Fat Bikes ARE Mountain Bikes

Words Adrian Montgomery
Photos Adrian Montgomery (unless noted)
Date Feb 3, 2015

Fat biking has an identity crisis. A quick glance at the content available portraying Fat Bike use would probably make you wonder if it should be called a snow biking. While riding your fat bike during the winter months certainly has appeal to the year-round cyclist, the use is not limited to on-snow. There are emerging groups using the Fat Bike in sand situations, gaining access to special places via the beach. The bikes can be used nearly anywhere, and for some new riders it can be argued that it’s a more stable way to learn how to ride off-road.

vista

Big views in Sun Valley Idaho.

According to the International Mountain Biking Association (IMBA) Fat Bike use is Mountain Biking, pure and simple. The fact is, we’ve been  fat biking since the early days on Mt Tam; the ATB/MTB culture was born from the desire to ride mountains on something more viable than the ’10 speeds’ available at the time. The difference is we’re now talking about 26×4.8 instead of the 26×2.125 ‘Balloon Tire’ of the early Clunker. Though IMBA might admit they have been constantly playing catch up with bike technology and the ever changing places the bikes can take you, there are some hurdles to this new fat experience in the form of access to groomed trails. The snow must be packed or “groomed” to ride on it, and this takes work.

DD2

DD getting his swerve. And check out those mitts.

Anyone who has ventured out on a Fat Bike in winter conditions can attest that they are not a powder snow option, nor are they an ice option (unless equipped with studs). Fat biking is very condition dependent, and timing is crucial to having a good experience. Riding on spring or ‘late-day’ conditions is not recommended, so it’s prudent to dress warmly since you’re usually going to be out at the coldest time of the day.

Why ride in winter conditions?

For those living in a winter resort community, a fat bike can get you outside when other winter sports’ conditions aren’t optimal. Backcountry powder skiing is king for locals, and fat biking can provide the yang for its ying. When the pow is flying there’s almost no way to ride, but once the conditions deteriorate for backcountry access, you can keep active by jumping on the bike. Also, the fat bike is lower risk for solo missions. Skip lining up a touring partner and planning a route; just jump on the bike and get after it.
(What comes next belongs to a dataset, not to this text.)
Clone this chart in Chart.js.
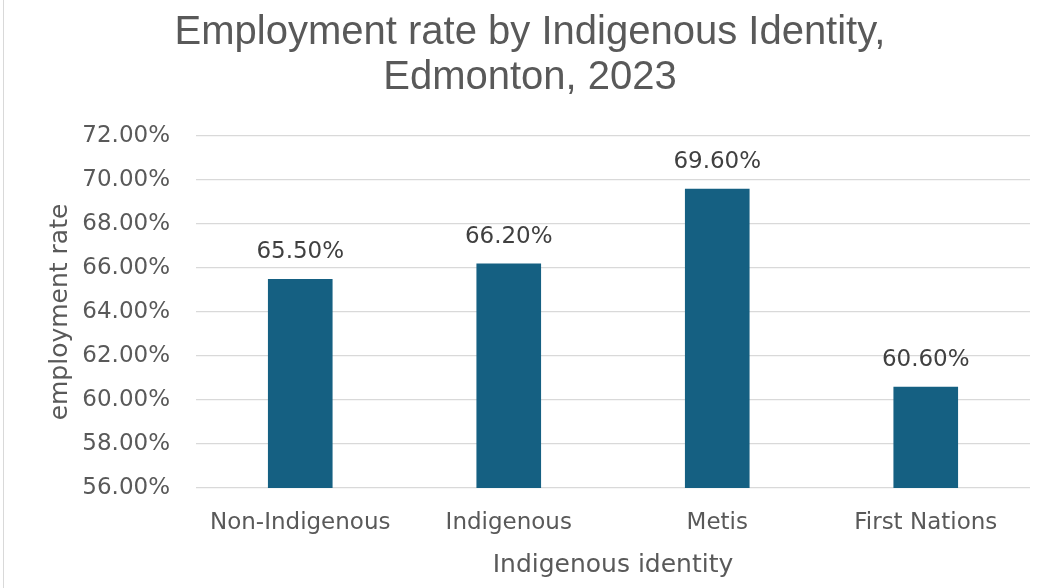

For areas that are snow blanketed half the year, fat biking can serve up some sweet winter adrenaline. When you’re riding on a snowshoe trail, or a narrowly groomed path through the snow, it’s downright hairy. It feels a lot like riding the skinnies of the North Shore, giving you an off season riding rush.

lars

The Verde Crew Lars and Kyle on the right (who owns the record for the longest fat bike manual performed at the summit).

Fat Biking’s Challenges

There are currently more opportunities for fat bike use on public lands than we have funds to maintain. While many fat bikers are quick to point out riding options they’d like provided to them by land managers, we need to be thinking about how, and by whom, the trails will be maintained. Land managers are generally sympathetic to Fat Biking; many of those decision makers have seen the rise of mountain biking and they know we are a proactive group to work with. The problems are access to machinery and the funds to keep them running. Those expenses mean it’s probably best to embrace the same funding solutions the Nordic community has long since adopted; paid access to trails. It’ll take some work to find solutions to fund trail maintenance and overcome the notion of exclusion.

singletrack

Full suspension is so good on a fat bike.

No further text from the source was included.